What the exercise asks :: Repeat the listing word for word. No pictures belong in the copy.

Recorded data ::
------------------------------------------------------------

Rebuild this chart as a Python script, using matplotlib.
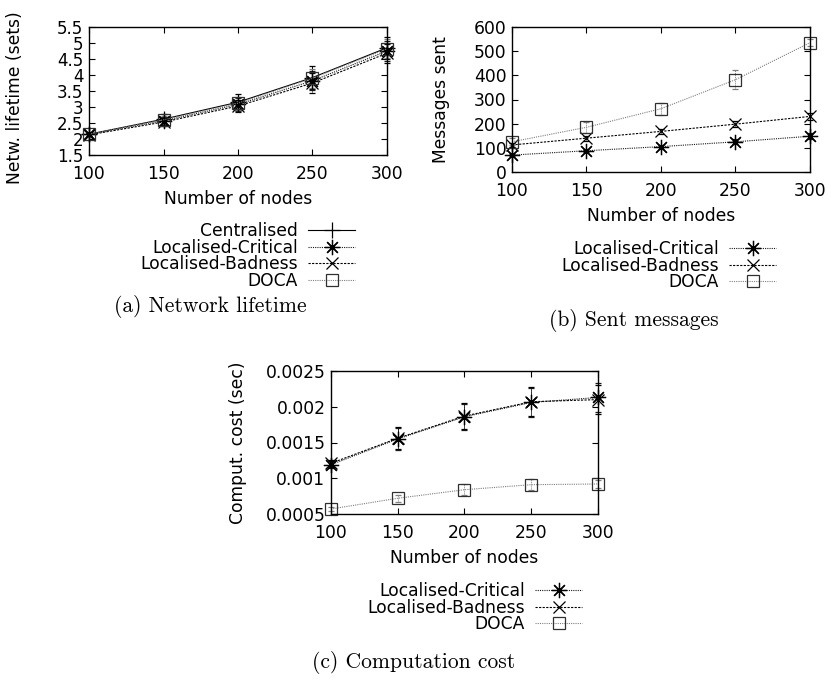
import matplotlib
matplotlib.use("Agg")
import matplotlib.pyplot as plt
from matplotlib.ticker import FixedLocator, FixedFormatter

# ---------------- data ----------------
nodes = [100, 150, 200, 250, 300]

# (a) Network lifetime (sets)
life_central = [2.15, 2.62, 3.15, 3.92, 4.85]
life_central_err = [0.05, 0.15, 0.25, 0.35, 0.35]
life_critical = [2.15, 2.57, 3.08, 3.82, 4.75]
life_critical_err = [0.05, 0.12, 0.20, 0.30, 0.30]
life_badness = [2.13, 2.53, 3.03, 3.75, 4.68]
life_badness_err = [0.05, 0.12, 0.20, 0.30, 0.30]
life_doca = [2.15, 2.60, 3.12, 3.90, 4.82]
life_doca_err = [0.05, 0.12, 0.20, 0.30, 0.30]

# (b) Messages sent
msg_critical = [70, 88, 105, 125, 148]
msg_critical_err = [5, 6, 8, 10, 12]
msg_badness = [112, 140, 168, 198, 230]
msg_badness_err = [8, 10, 12, 12, 15]
msg_doca = [125, 185, 262, 382, 535]
msg_doca_err = [15, 22, 25, 40, 15]

# (c) Computation cost (sec)
cost_critical = [0.00119, 0.00155, 0.00186, 0.00206, 0.00213]
cost_critical_err = [0.00005, 0.00015, 0.00018, 0.00020, 0.00020]
cost_badness = [0.00121, 0.00156, 0.00187, 0.00207, 0.00210]
cost_badness_err = [0.00005, 0.00015, 0.00018, 0.00020, 0.00020]
cost_doca = [0.00057, 0.00072, 0.00084, 0.00091, 0.00092]
cost_doca_err = [0.00003, 0.00005, 0.00008, 0.00008, 0.00005]

xticks = [100, 150, 200, 250, 300]
yticks_a = [1.5, 2, 2.5, 3, 3.5, 4, 4.5, 5, 5.5]
ylabels_a = ["1.5", "2", "2.5", "3", "3.5", "4", "4.5", "5", "5.5"]
yticks_b = [0, 100, 200, 300, 400, 500, 600]
ylabels_b = ["0", "100", "200", "300", "400", "500", "600"]
yticks_c = [0.0005, 0.001, 0.0015, 0.002, 0.0025]
ylabels_c = ["0.0005", "0.001", "0.0015", "0.002", "0.0025"]

# ---------------- styles ----------------
FS = 12.3
plt.rcParams["font.family"] = ["DejaVu Sans"]
plt.rcParams["font.size"] = FS

styles = {
    "Centralised": dict(color="black", ls="-", marker="+", ms=12),
    "Localised-Critical": dict(color="#1a1a1a", ls=(0, (1, 1)), marker=(8, 2, 0), ms=11),
    "Localised-Badness": dict(color="black", ls=(0, (2, 1.2)), marker="x", ms=9),
    "DOCA": dict(color="#808080", ls=(0, (1, 1)), marker="s", ms=9),
}
mec_map = {"Centralised": "black", "Localised-Critical": "black",
           "Localised-Badness": "black", "DOCA": "#303030"}

W, H = 828, 679
fig = plt.figure(figsize=(W / 100, H / 100), dpi=100)


def px_axes(l, r, t, b):
    return fig.add_axes([l / W, 1 - b / H, (r - l) / W, (b - t) / H])


def setup(ax, yt, yl, ylim, ylabel, ylab_x, ylab_y=0.5, ytick_fs=FS):
    ax.set_xlim(100, 300)
    ax.set_ylim(*ylim)
    ax.xaxis.set_major_locator(FixedLocator(xticks))
    ax.yaxis.set_major_locator(FixedLocator(yt))
    ax.yaxis.set_major_formatter(FixedFormatter(yl))
    ax.tick_params(direction="in", length=4, width=0.8, top=True, right=True,
                   labelsize=FS)
    ax.tick_params(axis="x", pad=7)
    ax.tick_params(axis="y", pad=4, labelsize=ytick_fs)
    for s in ax.spines.values():
        s.set_linewidth(1.0)
    ax.set_xlabel("Number of nodes", fontsize=FS, labelpad=5)
    ax.set_ylabel(ylabel, fontsize=FS)
    ax.yaxis.set_label_coords(ylab_x, ylab_y)


def series(ax, name, y, err):
    st = styles[name]
    cont = ax.errorbar(nodes, y, yerr=err, color=st["color"], ls=st["ls"], lw=0.8,
                       marker=st["marker"], ms=st["ms"], mfc="none",
                       mec=mec_map[name], mew=0.9, ecolor=st["color"],
                       elinewidth=0.7, capsize=2, capthick=0.7, clip_on=False)
    for art in list(cont[1]) + list(cont[2]):
        art.set_clip_on(False)
    for bar in cont[2]:
        bar.set_linestyle((0, (1, 1)) if name != "Centralised" else "-")
    line = cont[0]
    line.set_clip_on(False)
    return line, name


def legend(ax, items, right_px, top_px):
    ax.legend([h for h, _ in items], [n for _, n in items], loc="upper right",
              bbox_to_anchor=(right_px / W, 1 - top_px / H),
              bbox_transform=fig.transFigure, markerfirst=False, frameon=False,
              fontsize=FS, handlelength=2.75, handletextpad=0.6,
              labelspacing=-0.08, borderpad=0, borderaxespad=0)


# (a)
axa = px_axes(89, 387, 27, 155)
ha = [series(axa, "Centralised", life_central, life_central_err),
      series(axa, "Localised-Critical", life_critical, life_critical_err),
      series(axa, "Localised-Badness", life_badness, life_badness_err),
      series(axa, "DOCA", life_doca, life_doca_err)]
setup(axa, yticks_a, ylabels_a, (1.5, 5.5), "Netw. lifetime (sets)", -0.218,
      ylab_y=0.45, ytick_fs=12)
legend(axa, ha, 355, 222)

# (b)
axb = px_axes(512, 810, 27, 172)
hb = [series(axb, "Localised-Critical", msg_critical, msg_critical_err),
      series(axb, "Localised-Badness", msg_badness, msg_badness_err),
      series(axb, "DOCA", msg_doca, msg_doca_err)]
setup(axb, yticks_b, ylabels_b, (0, 600), "Messages sent", -0.208)
legend(axb, hb, 776, 240)

# (c)
axc = px_axes(331, 598, 371, 514)
hc = [series(axc, "Localised-Critical", cost_critical, cost_critical_err),
      series(axc, "Localised-Badness", cost_badness, cost_badness_err),
      series(axc, "DOCA", cost_doca, cost_doca_err)]
setup(axc, yticks_c, ylabels_c, (0.0005, 0.0025), "Comput. cost (sec)", -0.315)
legend(axc, hc, 582, 582)

# captions
cap = dict(fontfamily="cmr10", fontsize=15.5, ha="center", va="center")
fig.text(210 / W, 1 - 307 / H, "(a) Network lifetime", **cap)
fig.text(634 / W, 1 - 320 / H, "(b) Sent messages", **cap)
fig.text(414 / W, 1 - 663 / H, "(c) Computation cost", **cap)

fig.savefig("out.png", dpi=100)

------------------------------------------------------------

Result of this exercise ::
Rebuild this chart as a Python script, using matplotlib.
import matplotlib
matplotlib.use("Agg")
import matplotlib.pyplot as plt
from matplotlib.ticker import FixedLocator, FixedFormatter

# ---------------- data ----------------
nodes = [100, 150, 200, 250, 300]

# (a) Network lifetime (sets)
life_central = [2.15, 2.62, 3.15, 3.92, 4.85]
life_central_err = [0.05, 0.15, 0.25, 0.35, 0.35]
life_critical = [2.15, 2.57, 3.08, 3.82, 4.75]
life_critical_err = [0.05, 0.12, 0.20, 0.30, 0.30]
life_badness = [2.13, 2.53, 3.03, 3.75, 4.68]
life_badness_err = [0.05, 0.12, 0.20, 0.30, 0.30]
life_doca = [2.15, 2.60, 3.12, 3.90, 4.82]
life_doca_err = [0.05, 0.12, 0.20, 0.30, 0.30]

# (b) Messages sent
msg_critical = [70, 88, 105, 125, 148]
msg_critical_err = [5, 6, 8, 10, 12]
msg_badness = [112, 140, 168, 198, 230]
msg_badness_err = [8, 10, 12, 12, 15]
msg_doca = [125, 185, 262, 382, 535]
msg_doca_err = [15, 22, 25, 40, 15]

# (c) Computation cost (sec)
cost_critical = [0.00119, 0.00155, 0.00186, 0.00206, 0.00213]
cost_critical_err = [0.00005, 0.00015, 0.00018, 0.00020, 0.00020]
cost_badness = [0.00121, 0.00156, 0.00187, 0.00207, 0.00210]
cost_badness_err = [0.00005, 0.00015, 0.00018, 0.00020, 0.00020]
cost_doca = [0.00057, 0.00072, 0.00084, 0.00091, 0.00092]
cost_doca_err = [0.00003, 0.00005, 0.00008, 0.00008, 0.00005]

xticks = [100, 150, 200, 250, 300]
yticks_a = [1.5, 2, 2.5, 3, 3.5, 4, 4.5, 5, 5.5]
ylabels_a = ["1.5", "2", "2.5", "3", "3.5", "4", "4.5", "5", "5.5"]
yticks_b = [0, 100, 200, 300, 400, 500, 600]
ylabels_b = ["0", "100", "200", "300", "400", "500", "600"]
yticks_c = [0.0005, 0.001, 0.0015, 0.002, 0.0025]
ylabels_c = ["0.0005", "0.001", "0.0015", "0.002", "0.0025"]

# ---------------- styles ----------------
FS = 12.3
plt.rcParams["font.family"] = ["DejaVu Sans"]
plt.rcParams["font.size"] = FS

styles = {
    "Centralised": dict(color="black", ls="-", marker="+", ms=12),
    "Localised-Critical": dict(color="#1a1a1a", ls=(0, (1, 1)), marker=(8, 2, 0), ms=11),
    "Localised-Badness": dict(color="black", ls=(0, (2, 1.2)), marker="x", ms=9),
    "DOCA": dict(color="#808080", ls=(0, (1, 1)), marker="s", ms=9),
}
mec_map = {"Centralised": "black", "Localised-Critical": "black",
           "Localised-Badness": "black", "DOCA": "#303030"}

W, H = 828, 679
fig = plt.figure(figsize=(W / 100, H / 100), dpi=100)


def px_axes(l, r, t, b):
    return fig.add_axes([l / W, 1 - b / H, (r - l) / W, (b - t) / H])


def setup(ax, yt, yl, ylim, ylabel, ylab_x, ylab_y=0.5, ytick_fs=FS):
    ax.set_xlim(100, 300)
    ax.set_ylim(*ylim)
    ax.xaxis.set_major_locator(FixedLocator(xticks))
    ax.yaxis.set_major_locator(FixedLocator(yt))
    ax.yaxis.set_major_formatter(FixedFormatter(yl))
    ax.tick_params(direction="in", length=4, width=0.8, top=True, right=True,
                   labelsize=FS)
    ax.tick_params(axis="x", pad=7)
    ax.tick_params(axis="y", pad=4, labelsize=ytick_fs)
    for s in ax.spines.values():
        s.set_linewidth(1.0)
    ax.set_xlabel("Number of nodes", fontsize=FS, labelpad=5)
    ax.set_ylabel(ylabel, fontsize=FS)
    ax.yaxis.set_label_coords(ylab_x, ylab_y)


def series(ax, name, y, err):
    st = styles[name]
    cont = ax.errorbar(nodes, y, yerr=err, color=st["color"], ls=st["ls"], lw=0.8,
                       marker=st["marker"], ms=st["ms"], mfc="none",
                       mec=mec_map[name], mew=0.9, ecolor=st["color"],
                       elinewidth=0.7, capsize=2, capthick=0.7, clip_on=False)
    for art in list(cont[1]) + list(cont[2]):
        art.set_clip_on(False)
    for bar in cont[2]:
        bar.set_linestyle((0, (1, 1)) if name != "Centralised" else "-")
    line = cont[0]
    line.set_clip_on(False)
    return line, name


def legend(ax, items, right_px, top_px):
    ax.legend([h for h, _ in items], [n for _, n in items], loc="upper right",
              bbox_to_anchor=(right_px / W, 1 - top_px / H),
              bbox_transform=fig.transFigure, markerfirst=False, frameon=False,
              fontsize=FS, handlelength=2.75, handletextpad=0.6,
              labelspacing=-0.08, borderpad=0, borderaxespad=0)


# (a)
axa = px_axes(89, 387, 27, 155)
ha = [series(axa, "Centralised", life_central, life_central_err),
      series(axa, "Localised-Critical", life_critical, life_critical_err),
      series(axa, "Localised-Badness", life_badness, life_badness_err),
      series(axa, "DOCA", life_doca, life_doca_err)]
setup(axa, yticks_a, ylabels_a, (1.5, 5.5), "Netw. lifetime (sets)", -0.218,
      ylab_y=0.45, ytick_fs=12)
legend(axa, ha, 355, 222)

# (b)
axb = px_axes(512, 810, 27, 172)
hb = [series(axb, "Localised-Critical", msg_critical, msg_critical_err),
      series(axb, "Localised-Badness", msg_badness, msg_badness_err),
      series(axb, "DOCA", msg_doca, msg_doca_err)]
setup(axb, yticks_b, ylabels_b, (0, 600), "Messages sent", -0.208)
legend(axb, hb, 776, 240)

# (c)
axc = px_axes(331, 598, 371, 514)
hc = [series(axc, "Localised-Critical", cost_critical, cost_critical_err),
      series(axc, "Localised-Badness", cost_badness, cost_badness_err),
      series(axc, "DOCA", cost_doca, cost_doca_err)]
setup(axc, yticks_c, ylabels_c, (0.0005, 0.0025), "Comput. cost (sec)", -0.315)
legend(axc, hc, 582, 582)

# captions
cap = dict(fontfamily="cmr10", fontsize=15.5, ha="center", va="center")
fig.text(210 / W, 1 - 307 / H, "(a) Network lifetime", **cap)
fig.text(634 / W, 1 - 320 / H, "(b) Sent messages", **cap)
fig.text(414 / W, 1 - 663 / H, "(c) Computation cost", **cap)

fig.savefig("out.png", dpi=100)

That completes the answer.